■ INSTRUCTIONS FOR THE TASK ■
Repeat everything from the first line of the listing below through the line that contains "(7,7) -- (1091,7);", exactly. Leave out pictures.

===== AVAILABLE DATA

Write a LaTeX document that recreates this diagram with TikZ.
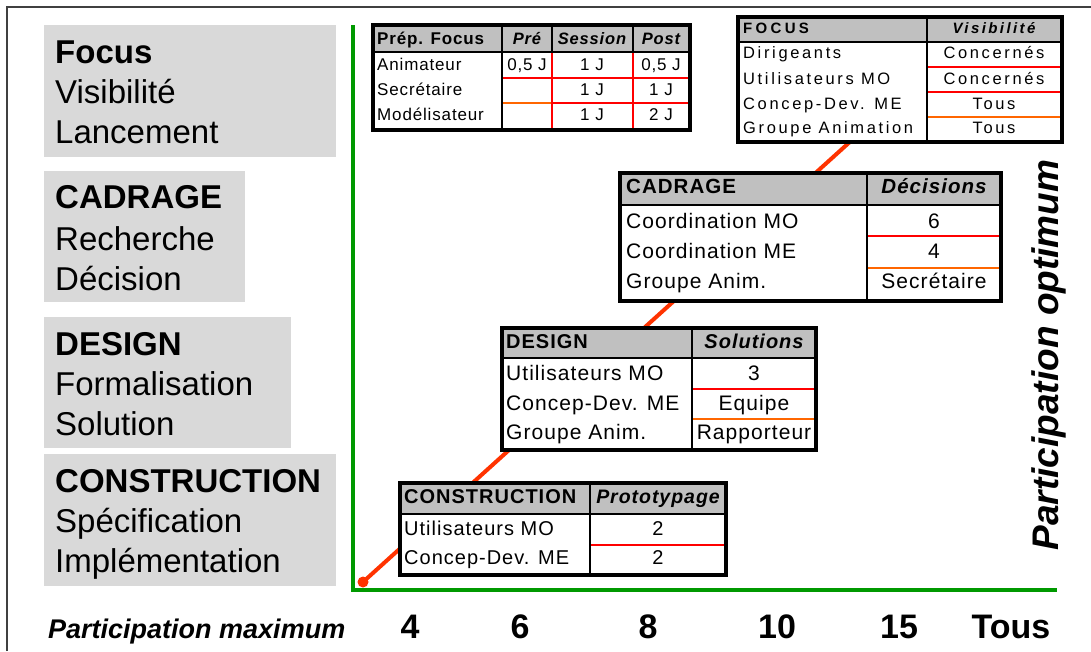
\documentclass[tikz,border=0pt]{standalone}
\usepackage{fontspec}
\setmainfont{Liberation Sans}
\newfontfamily\spa[LetterSpace=5]{Liberation Sans}
\newfontfamily\spb[LetterSpace=16]{Liberation Sans}
\newfontfamily\spc[LetterSpace=22]{Liberation Sans}
\definecolor{boxgray}{RGB}{217,217,217}
\definecolor{hdrgray}{RGB}{192,192,192}
\definecolor{axgreen}{RGB}{0,153,0}
\definecolor{connred}{RGB}{255,51,0}
\definecolor{linered}{RGB}{255,0,0}
\definecolor{lineorange}{RGB}{255,102,0}
\tikzset{
  phase/.style={anchor=base west, inner sep=0pt, font=\fontsize{33}{38}\selectfont},
  phaseb/.style={anchor=base west, inner sep=0pt, font=\fontsize{33}{38}\selectfont\bfseries},
  axnum/.style={anchor=base, inner sep=0pt, font=\fontsize{34}{40}\selectfont\bfseries},
  hdrfill/.style={fill=hdrgray},
  redl/.style={draw=linered, line width=2pt},
  orl/.style={draw=lineorange, line width=2pt},
  divl/.style={draw=black, line width=2.5pt},
  tborder/.style={draw=black, line width=3.5pt},
  lt/.style={anchor=base west, inner sep=0pt},
  ct/.style={anchor=base, inner sep=0pt},
}
\begin{document}
\begin{tikzpicture}[x=1pt,y=-1pt]
\useasboundingbox (0,0) rectangle (1091,651);
\fill[white] (0,0) rectangle (1091,651);
% frame
\draw[line width=1.5pt, black!75] (7,651) -- (7,7) -- (1091,7);

% left phase boxes
\fill[boxgray] (44,25) rectangle (336,157);
\fill[boxgray] (44,171) rectangle (245,302);
\fill[boxgray] (44,317) rectangle (291,448);
\fill[boxgray] (44,454) rectangle (336,586);
\node[phaseb] (pf1) at (55,63) {Focus};
\node[phase]  (pf2) at (55,103) {Visibilité};
\node[phase]  (pf3) at (55,143) {Lancement};
\node[phaseb] (pc1) at (55,208) {CADRAGE};
\node[phase]  (pc2) at (55,250) {Recherche};
\node[phase]  (pc3) at (55,290) {Décision};
\node[phaseb] (pd1) at (55,355) {DESIGN};
\node[phase]  (pd2) at (55,395) {Formalisation};
\node[phase]  (pd3) at (55,435) {Solution};
\node[phaseb] (pk1) at (55,492) {CONSTRUCTION};
\node[phase]  (pk2) at (55,532) {Spécification};
\node[phase]  (pk3) at (55,572) {Implémentation};

% axes
\draw[axgreen, line width=4pt] (353,25) -- (353,590) -- (1057,590);

% connector line (behind tables)
\coordinate (cstart) at (363,582);
\coordinate (cend) at (852,140);
\draw[connred, line width=4pt] (cstart) -- (cend);
\fill[connred] (cstart) circle[radius=5.5pt];

% ---------- Table Prep. Focus ----------
\fill[white] (373,25) rectangle (690,130);
\fill[hdrfill] (373,25) rectangle (690,52);
\draw[redl] (502,78) -- (690,78);
\draw[orl] (502,103) -- (552,103);
\draw[redl] (552,103) -- (690,103);
\draw[redl] (552,52) -- (552,130);
\draw[redl] (633,52) -- (633,130);
\draw[divl] (552,25) -- (552,52);
\draw[divl] (633,25) -- (633,52);
\draw[divl] (502,25) -- (502,130);
\draw[divl] (373,52) -- (690,52);
\draw[tborder] (373,25) rectangle (690,130);
\begin{scope}[every node/.append style={font=\fontsize{17}{20}\spa}]
\node[lt, font=\fontsize{17}{20}\spa\bfseries] (a0) at (377,44) {Prép. Focus};
\node[ct, font=\fontsize{16.5}{20}\spa\bfseries\itshape] (a1) at (527,44) {Pré};
\node[ct, font=\fontsize{16.5}{20}\spa\bfseries\itshape] (a2) at (592,44) {Session};
\node[ct, font=\fontsize{16.5}{20}\spa\bfseries\itshape] (a3) at (661,44) {Post};
\node[lt] (a10) at (377,70) {Animateur};
\node[ct] (a11) at (527,70) {0,5 J};
\node[ct] (a12) at (592,70) {1 J};
\node[ct] (a13) at (661,70) {0,5 J};
\node[lt] (a20) at (377,95) {Secrétaire};
\node[ct] (a22) at (592,95) {1 J};
\node[ct] (a23) at (661,95) {1 J};
\node[lt] (a30) at (377,120) {Modélisateur};
\node[ct] (a32) at (592,120) {1 J};
\node[ct] (a33) at (661,120) {2 J};
\end{scope}

% ---------- Table FOCUS ----------
\fill[white] (738,17) rectangle (1062,142);
\fill[hdrfill] (738,17) rectangle (1062,42);
\draw[redl] (927,67) -- (1062,67);
\draw[redl] (927,92) -- (1062,92);
\draw[orl] (927,117) -- (1062,117);
\draw[divl] (927,17) -- (927,142);
\draw[divl] (738,42) -- (1062,42);
\draw[tborder] (738,17) rectangle (1062,142);
\begin{scope}[every node/.append style={font=\fontsize{16.5}{20}\spb}]
\node[lt, font=\fontsize{15}{20}\spc\bfseries] (b0) at (743,33) {FOCUS};
\node[ct, font=\fontsize{15}{20}\spb\bfseries\itshape] (b1) at (994,33) {Visibilité};
\node[lt] (b10) at (743,58) {Dirigeants};
\node[ct] (b11) at (994,58) {Concernés};
\node[lt] (b20) at (743,84) {Utilisateurs MO};
\node[ct] (b21) at (994,84) {Concernés};
\node[lt] (b30) at (743,109) {Concep-Dev. ME};
\node[ct] (b31) at (994,109) {Tous};
\node[lt] (b40) at (743,133) {Groupe Animation};
\node[ct] (b41) at (994,133) {Tous};
\end{scope}

% ---------- Table CADRAGE ----------
\fill[white] (620,173) rectangle (1001,301);
\fill[hdrfill] (620,173) rectangle (1001,205);
\draw[redl] (867,236) -- (1001,236);
\draw[orl] (867,268) -- (1001,268);
\draw[divl] (867,173) -- (867,301);
\draw[divl] (620,205) -- (1001,205);
\draw[tborder] (620,173) rectangle (1001,301);
\begin{scope}[every node/.append style={font=\fontsize{21}{24}\spa}]
\node[lt, font=\fontsize{20.5}{24}\spa\bfseries] (c0) at (626,193) {CADRAGE};
\node[ct, font=\fontsize{20.5}{24}\spa\bfseries\itshape] (c1) at (934,193) {Décisions};
\node[lt] (c10) at (626,228) {Coordination MO};
\node[ct] (c11) at (934,228) {6};
\node[lt] (c20) at (626,258) {Coordination ME};
\node[ct] (c21) at (934,258) {4};
\node[lt] (c30) at (626,288) {Groupe Anim.};
\node[ct] (c31) at (934,288) {Secrétaire};
\end{scope}

% ---------- Table DESIGN ----------
\fill[white] (502,328) rectangle (816,450);
\fill[hdrfill] (502,328) rectangle (816,358);
\draw[redl] (692,389) -- (816,389);
\draw[orl] (692,419) -- (816,419);
\draw[divl] (692,328) -- (692,450);
\draw[divl] (502,358) -- (816,358);
\draw[tborder] (502,328) rectangle (816,450);
\begin{scope}[every node/.append style={font=\fontsize{21}{24}\spa}]
\node[lt, font=\fontsize{20}{24}\spa\bfseries] (d0) at (506,348) {DESIGN};
\node[ct, font=\fontsize{20}{24}\spa\bfseries\itshape] (d1) at (754,348) {Solutions};
\node[lt] (d10) at (506,380) {Utilisateurs MO};
\node[ct] (d11) at (754,380) {3};
\node[lt] (d20) at (506,410) {Concep-Dev. ME};
\node[ct] (d21) at (754,410) {Equipe};
\node[lt] (d30) at (506,439) {Groupe Anim.};
\node[ct] (d31) at (754,439) {Rapporteur};
\end{scope}

% ---------- Table CONSTRUCTION ----------
\fill[white] (400,483) rectangle (726,575);
\fill[hdrfill] (400,483) rectangle (726,514);
\draw[redl] (590,545) -- (726,545);
\draw[divl] (590,483) -- (590,575);
\draw[divl] (400,514) -- (726,514);
\draw[tborder] (400,483) rectangle (726,575);
\begin{scope}[every node/.append style={font=\fontsize{20}{24}\spa}]
\node[lt, font=\fontsize{20}{24}\spa\bfseries] (e0) at (404,503) {CONSTRUCTION};
\node[ct, font=\fontsize{19.5}{24}\spa\bfseries\itshape] (e1) at (658,503) {Prototypage};
\node[lt] (e10) at (404,535) {Utilisateurs MO};
\node[ct] (e11) at (658,535) {2};
\node[lt] (e20) at (404,564) {Concep-Dev. ME};
\node[ct] (e21) at (658,564) {2};
\end{scope}

% axis labels
\node[anchor=base west, inner sep=0pt, font=\fontsize{27}{32}\selectfont\bfseries\itshape] (pmax) at (48,638) {Participation maximum};
\node[axnum] (x4) at (410,638) {4};
\node[axnum] (x6) at (520,638) {6};
\node[axnum] (x8) at (648,638) {8};
\node[axnum] (x10) at (777,638) {10};
\node[axnum] (x15) at (899,638) {15};
\node[axnum] (xt) at (1011,638) {Tous};
\node[rotate=90, inner sep=0pt, font=\fontsize{37}{42}\selectfont\bfseries\itshape] (popt) at (1049,355) {Participation optimum};
\end{tikzpicture}
\end{document}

==========

■ SOLUTION FOR THIS TASK ■
Write a LaTeX document that recreates this diagram with TikZ.
\documentclass[tikz,border=0pt]{standalone}
\usepackage{fontspec}
\setmainfont{Liberation Sans}
\newfontfamily\spa[LetterSpace=5]{Liberation Sans}
\newfontfamily\spb[LetterSpace=16]{Liberation Sans}
\newfontfamily\spc[LetterSpace=22]{Liberation Sans}
\definecolor{boxgray}{RGB}{217,217,217}
\definecolor{hdrgray}{RGB}{192,192,192}
\definecolor{axgreen}{RGB}{0,153,0}
\definecolor{connred}{RGB}{255,51,0}
\definecolor{linered}{RGB}{255,0,0}
\definecolor{lineorange}{RGB}{255,102,0}
\tikzset{
  phase/.style={anchor=base west, inner sep=0pt, font=\fontsize{33}{38}\selectfont},
  phaseb/.style={anchor=base west, inner sep=0pt, font=\fontsize{33}{38}\selectfont\bfseries},
  axnum/.style={anchor=base, inner sep=0pt, font=\fontsize{34}{40}\selectfont\bfseries},
  hdrfill/.style={fill=hdrgray},
  redl/.style={draw=linered, line width=2pt},
  orl/.style={draw=lineorange, line width=2pt},
  divl/.style={draw=black, line width=2.5pt},
  tborder/.style={draw=black, line width=3.5pt},
  lt/.style={anchor=base west, inner sep=0pt},
  ct/.style={anchor=base, inner sep=0pt},
}
\begin{document}
\begin{tikzpicture}[x=1pt,y=-1pt]
\useasboundingbox (0,0) rectangle (1091,651);
\fill[white] (0,0) rectangle (1091,651);
% frame
\draw[line width=1.5pt, black!75] (7,651) -- (7,7) -- (1091,7);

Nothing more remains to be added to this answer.